In theory one could find probably dig up the exact verses this refers to in Nestle-Anand, 
but that would be a bit of work ...
name=Chris Ashton

anonymous 05.16.01
  • Chemnitz
  • Augsburg
  • Lutherstadt Wittenberg
    anon 07.04.01
    clue:  Add the number of finite integers in the critical apparatus 
    and it will give you an aleph--see the footnote.  Its got to be the 
    numbers inside the box because aleph is often associated with metric 
    spacing.  It also comes up in number theory which ties with the 
    cryptography. The appartus has lines around
    it like its marked off--same way with metric spacing while the maps 
    do not have lines around them in this advertisement.
    

    near a terminal: 11.16.01
    clue:  If I understand this stuff correctly, the Biblical apparatus, I think it is called the critical apparatus, deals with 1)
    sources and 2) textual variants.  All the sources are in particular, famous libraries or so I am told.  That gives you not only a
    city set of coordinates but even a specific building within that particular city.  The webmaster has pointed out that somebody
    who can pay the fee can get Global Positioning down to a few millimeters (maybe it was centimeters--but you get the point). 
    Again, this stuff is both more complicated and more sane than it first appears.  Weird as it sounds as I write this, that would
    be a sane, sensible way to give a number of coordinates.  Even down to the buildings which are indirectly referred to in the
    critical apparatus.  Then something else in the ad could refer to which particular coordinates or it could be in another ad, the
    selection process.  As they go along, they make constant reference to older ads which makes no sense unless you need to mine the
    information in the previous stuff.
    

    Hal Lindsay 05.17.2007

    Today, I want to talk about the center bit of textual apparatus.
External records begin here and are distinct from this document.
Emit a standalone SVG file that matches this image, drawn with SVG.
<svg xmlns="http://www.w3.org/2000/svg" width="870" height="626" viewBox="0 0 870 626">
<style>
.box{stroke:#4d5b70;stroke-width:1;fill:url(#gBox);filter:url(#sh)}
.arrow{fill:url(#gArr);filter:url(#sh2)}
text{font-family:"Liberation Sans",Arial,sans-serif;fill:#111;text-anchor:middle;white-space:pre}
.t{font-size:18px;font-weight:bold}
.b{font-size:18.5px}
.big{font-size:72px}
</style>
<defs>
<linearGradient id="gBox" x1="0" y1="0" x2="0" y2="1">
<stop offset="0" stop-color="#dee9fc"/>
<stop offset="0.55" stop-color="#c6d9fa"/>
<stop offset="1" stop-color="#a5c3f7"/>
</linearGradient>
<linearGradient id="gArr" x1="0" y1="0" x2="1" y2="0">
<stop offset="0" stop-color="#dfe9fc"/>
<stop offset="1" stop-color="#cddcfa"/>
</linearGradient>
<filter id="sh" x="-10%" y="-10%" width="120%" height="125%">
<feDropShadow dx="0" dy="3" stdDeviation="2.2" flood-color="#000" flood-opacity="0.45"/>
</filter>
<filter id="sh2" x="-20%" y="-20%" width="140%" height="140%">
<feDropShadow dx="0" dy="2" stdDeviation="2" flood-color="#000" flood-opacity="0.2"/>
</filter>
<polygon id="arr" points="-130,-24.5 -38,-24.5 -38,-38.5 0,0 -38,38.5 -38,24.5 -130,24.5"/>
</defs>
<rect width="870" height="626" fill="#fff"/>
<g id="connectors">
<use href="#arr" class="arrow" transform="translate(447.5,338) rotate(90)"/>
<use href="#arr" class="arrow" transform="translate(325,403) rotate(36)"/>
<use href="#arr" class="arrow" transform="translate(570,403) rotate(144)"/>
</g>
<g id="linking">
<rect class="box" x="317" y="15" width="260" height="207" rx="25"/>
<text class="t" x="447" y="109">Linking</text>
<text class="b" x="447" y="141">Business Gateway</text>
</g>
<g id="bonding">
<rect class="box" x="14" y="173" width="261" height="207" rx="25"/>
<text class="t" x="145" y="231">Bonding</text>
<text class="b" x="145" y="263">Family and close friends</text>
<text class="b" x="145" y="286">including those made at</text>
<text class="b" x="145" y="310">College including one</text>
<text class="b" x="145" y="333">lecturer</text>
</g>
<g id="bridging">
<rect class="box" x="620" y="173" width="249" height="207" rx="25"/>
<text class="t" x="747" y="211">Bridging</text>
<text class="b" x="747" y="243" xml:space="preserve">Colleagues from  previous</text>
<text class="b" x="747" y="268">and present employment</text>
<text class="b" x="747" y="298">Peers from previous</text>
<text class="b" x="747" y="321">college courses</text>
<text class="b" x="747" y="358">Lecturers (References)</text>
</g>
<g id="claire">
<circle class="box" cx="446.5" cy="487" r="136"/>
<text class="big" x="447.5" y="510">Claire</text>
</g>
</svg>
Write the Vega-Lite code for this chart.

    It describes variants in Rev. 22: 13-21. The KJV translators used the variant quoted here: "poiountes tas entolas auotou" ("that keep on doing his commandments") instead of "plunontes tas stolas auton" ("those who wash their robes clean"). The Oxford Study Bible references Rev 7:14 as a cross-check here.

    I take it that this passage has created some controversy among the tribulationist sects, which probably explains its presence here. They are also the last verses in the bible.


    Charlie P. 07.13.2007
    Ireton was a general during the English Civil War, and friend of Oliver Cromwell.
    
    Johann Gerhard was a German Lutheran theologian.
    
    Quintus-Fabius-Maximus-Cunctator was the Roman consul who harassed Hannibal's army and prevented it from marching on Rome during
    the Second Punic War.
    
    Olof Petersson is, apparently, a Swedish economist.
    (http://mitpress.mit.edu/catalog/item/default.asp?ttype=2&tid=7713)
    

    Aktenkundig 12/07/2016
    There is this adress-stamp of the information-centre ("Info-Zentrum") of Doerpen. Near Doerpen there is the testing-area of the Transrapid (hence the printing next to the "Winter Tour"-Box).
    
    The Transrapid 07 has been produced from ca. 1988.
    
    Also Doerpen is in the north of Germany. So "Es ruft der Norden" (German for "The north is calling") may refer to that city.
    
    So I would guess that our author may know that city..
    

    Jana 11/24/2016
    I've very recently stumbled upon all this, but it's intrigued me already. I've noticed probably very insignificant things from this ad, 
    but one of them is the relation between this and the January 15, 2000 letter. On the page from that letter there is a venn diagram 
    comparing April 1, 1990 and December 5, 1990 with the comparison meeting in the middle at April 1, 1999. I couldn't find an ad from 
    April 1, 1990, but the date is mentioned multiple times in the December 5 ad. Also, I saw the chemical formula on the bottom of the 
    page. I know it's a superconductor, but I'm still looking further into how this could relate. I also notice the d-isomer but only 
    because I'm a bio student. All I really know about that is that it's an enantiomer most commonly found in the human body. If you 
    have any idea what the symbols on the paper from January 15, 2000 mean, I've been curious about that. Sorry if this is super unhelpful!